→ **AIM**: Draw out every line with the word "chart" from the listing below.

* * * *

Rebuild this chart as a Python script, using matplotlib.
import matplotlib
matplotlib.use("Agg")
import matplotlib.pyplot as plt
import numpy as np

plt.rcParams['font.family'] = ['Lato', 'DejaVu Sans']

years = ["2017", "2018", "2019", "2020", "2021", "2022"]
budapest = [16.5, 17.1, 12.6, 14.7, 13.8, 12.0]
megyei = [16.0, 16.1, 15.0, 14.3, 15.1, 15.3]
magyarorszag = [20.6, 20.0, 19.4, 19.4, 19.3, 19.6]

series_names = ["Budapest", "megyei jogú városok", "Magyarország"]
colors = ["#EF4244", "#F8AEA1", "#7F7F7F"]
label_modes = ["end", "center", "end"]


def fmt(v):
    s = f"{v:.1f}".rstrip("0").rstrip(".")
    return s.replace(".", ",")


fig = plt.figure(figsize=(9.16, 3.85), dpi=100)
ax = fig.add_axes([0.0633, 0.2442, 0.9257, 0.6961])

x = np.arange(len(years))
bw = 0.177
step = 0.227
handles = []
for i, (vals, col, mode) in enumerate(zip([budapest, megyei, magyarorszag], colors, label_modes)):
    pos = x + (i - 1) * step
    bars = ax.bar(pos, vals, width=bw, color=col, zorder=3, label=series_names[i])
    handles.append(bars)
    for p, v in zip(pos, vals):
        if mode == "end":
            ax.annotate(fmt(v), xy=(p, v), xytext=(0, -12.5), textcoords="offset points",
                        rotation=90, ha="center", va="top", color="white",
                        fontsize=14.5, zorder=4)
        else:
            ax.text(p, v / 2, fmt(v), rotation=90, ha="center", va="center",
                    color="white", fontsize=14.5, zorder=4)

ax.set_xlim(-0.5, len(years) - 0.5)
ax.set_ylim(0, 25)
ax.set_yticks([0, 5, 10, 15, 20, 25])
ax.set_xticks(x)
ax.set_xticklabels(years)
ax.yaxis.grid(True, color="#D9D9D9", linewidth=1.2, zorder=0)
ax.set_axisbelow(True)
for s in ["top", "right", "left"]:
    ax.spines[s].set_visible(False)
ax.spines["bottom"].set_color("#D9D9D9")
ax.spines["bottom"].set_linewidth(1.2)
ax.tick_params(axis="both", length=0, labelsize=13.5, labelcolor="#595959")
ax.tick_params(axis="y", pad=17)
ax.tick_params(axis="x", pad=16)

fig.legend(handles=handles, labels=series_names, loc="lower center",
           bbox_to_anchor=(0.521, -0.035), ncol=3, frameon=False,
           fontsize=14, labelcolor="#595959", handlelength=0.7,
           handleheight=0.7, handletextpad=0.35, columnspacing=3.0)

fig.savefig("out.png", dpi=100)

* * * *

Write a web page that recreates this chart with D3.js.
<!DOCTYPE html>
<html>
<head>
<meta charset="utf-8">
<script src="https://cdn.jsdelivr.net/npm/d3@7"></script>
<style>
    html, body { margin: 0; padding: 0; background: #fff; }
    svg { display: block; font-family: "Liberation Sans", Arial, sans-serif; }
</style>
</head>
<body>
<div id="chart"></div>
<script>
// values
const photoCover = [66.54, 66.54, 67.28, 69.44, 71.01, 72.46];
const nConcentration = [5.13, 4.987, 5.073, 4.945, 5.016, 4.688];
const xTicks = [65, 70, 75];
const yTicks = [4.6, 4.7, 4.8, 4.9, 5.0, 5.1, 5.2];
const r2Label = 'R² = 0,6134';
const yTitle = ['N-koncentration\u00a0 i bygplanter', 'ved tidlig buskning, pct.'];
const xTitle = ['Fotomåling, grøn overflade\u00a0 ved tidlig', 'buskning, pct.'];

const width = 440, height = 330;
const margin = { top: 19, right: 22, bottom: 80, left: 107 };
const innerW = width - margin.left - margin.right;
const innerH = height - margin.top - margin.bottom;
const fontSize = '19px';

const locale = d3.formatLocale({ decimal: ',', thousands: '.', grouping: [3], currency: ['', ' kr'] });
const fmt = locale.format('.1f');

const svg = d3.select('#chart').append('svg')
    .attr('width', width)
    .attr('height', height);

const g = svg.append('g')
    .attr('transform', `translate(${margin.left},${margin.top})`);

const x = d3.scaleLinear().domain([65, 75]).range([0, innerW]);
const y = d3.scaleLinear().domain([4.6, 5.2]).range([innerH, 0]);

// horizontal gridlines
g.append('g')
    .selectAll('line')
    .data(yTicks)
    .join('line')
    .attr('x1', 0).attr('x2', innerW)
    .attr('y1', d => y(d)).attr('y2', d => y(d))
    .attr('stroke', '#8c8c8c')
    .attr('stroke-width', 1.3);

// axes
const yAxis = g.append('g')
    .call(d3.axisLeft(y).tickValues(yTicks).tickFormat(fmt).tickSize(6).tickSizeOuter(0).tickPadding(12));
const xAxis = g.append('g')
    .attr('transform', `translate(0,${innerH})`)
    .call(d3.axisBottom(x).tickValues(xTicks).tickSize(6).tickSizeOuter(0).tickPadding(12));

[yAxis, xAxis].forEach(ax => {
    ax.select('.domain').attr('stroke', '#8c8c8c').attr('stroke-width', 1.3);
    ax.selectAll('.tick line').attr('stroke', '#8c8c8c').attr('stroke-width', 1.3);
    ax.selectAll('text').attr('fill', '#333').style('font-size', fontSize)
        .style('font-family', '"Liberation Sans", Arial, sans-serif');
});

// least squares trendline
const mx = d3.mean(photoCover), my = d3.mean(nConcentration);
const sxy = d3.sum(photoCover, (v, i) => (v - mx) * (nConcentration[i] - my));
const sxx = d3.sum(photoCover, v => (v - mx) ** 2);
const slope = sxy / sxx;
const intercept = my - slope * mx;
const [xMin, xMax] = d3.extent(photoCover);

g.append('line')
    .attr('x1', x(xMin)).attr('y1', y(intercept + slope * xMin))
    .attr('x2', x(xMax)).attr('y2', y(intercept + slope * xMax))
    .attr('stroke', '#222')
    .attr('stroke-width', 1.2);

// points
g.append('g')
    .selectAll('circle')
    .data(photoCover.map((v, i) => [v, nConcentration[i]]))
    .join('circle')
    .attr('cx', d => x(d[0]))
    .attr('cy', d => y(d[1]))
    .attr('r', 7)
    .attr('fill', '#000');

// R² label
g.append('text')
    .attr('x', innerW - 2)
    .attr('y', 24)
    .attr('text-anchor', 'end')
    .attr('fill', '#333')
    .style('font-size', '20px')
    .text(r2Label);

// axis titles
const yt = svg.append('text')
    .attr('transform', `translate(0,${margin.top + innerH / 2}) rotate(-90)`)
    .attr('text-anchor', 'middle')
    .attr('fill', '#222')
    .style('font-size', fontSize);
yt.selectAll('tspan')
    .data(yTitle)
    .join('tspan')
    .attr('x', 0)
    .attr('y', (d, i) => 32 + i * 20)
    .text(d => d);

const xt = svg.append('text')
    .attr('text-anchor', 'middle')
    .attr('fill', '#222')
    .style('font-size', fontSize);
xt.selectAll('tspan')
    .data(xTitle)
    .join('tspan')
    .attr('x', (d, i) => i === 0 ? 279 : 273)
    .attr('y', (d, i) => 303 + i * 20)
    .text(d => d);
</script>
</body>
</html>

* * * *

→ **TASK ANSWER**:
Rebuild this chart as a Python script, using matplotlib.
Write a web page that recreates this chart with D3.js.
<div id="chart"></div>
const svg = d3.select('#chart').append('svg')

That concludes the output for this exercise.